This is Tuscaloosa, Alabama a few hours ago. My wife has friends and family there, and the news isn’t good. The city is devastated, with several buildings simply gone. It only gets worse from there; the damage across the state, and all over the Southeast, is unspeakable. And it touches home in so many ways – our associate pastor’s wife has family in Cordova, Alabama and while her family is safe, she’s heard that her hometown has been obliterated. And the night isn’t over yet.
The storm line is moving rapidly into Atlanta, where I live, and the news reporters are all over the TV trying to emphasize just what’s coming our way. In some ways, it feels like a scene from an apocalyptic movie – people breathlessly watching the skies as an unknown and unstoppable force moves through the night devastating the people in its path.

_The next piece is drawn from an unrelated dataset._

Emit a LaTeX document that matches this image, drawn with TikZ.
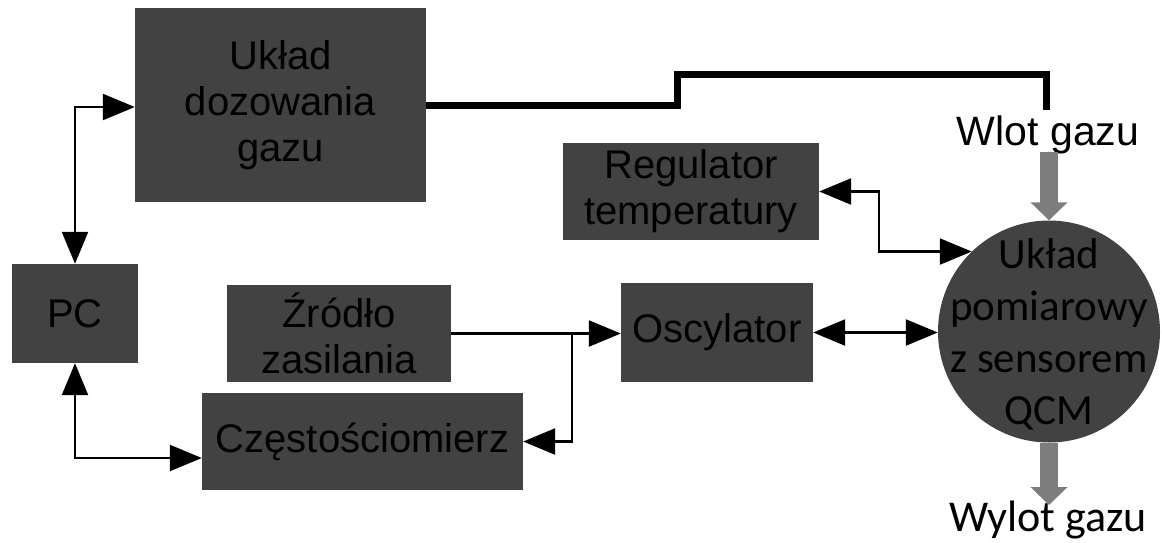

I’m not the hysterical type – I tend to think that I’ll just go to bed here in a bit and wake up tomorrow like nothing ever happened. But for thousands of people tonight, the words I spoke to my students just an couple of hours ago seem freakishly prescient:
“Every day is life or death. We tend to think that everything is fine because we live comfortable lives with homes and cars and food. But for countless people all over the world, they don’t know when their next meal will come. Or if they get a next meal, whether or not that meal will kill them. There are places on earth where the next child born has a 99% chance of having HIV or AIDS and most likely won’t live past 16 years old. Life and death. We live with that reality every day. And God knows this. He knows and it’s why He isn’t content for us to come to Him; it’s why He left his glory behind and came to earth to take our sin on himself – and not just the sin of the people who would believe, but even the ones who would spit and cuss and deny God with their last breath. God died for them anyway because He loves them, and wouldn’t have it any other way.”
Life or death. We really do live on that edge. May God grant grace for those who find that edge too thin this evening, and may His people show compassion to those left behind.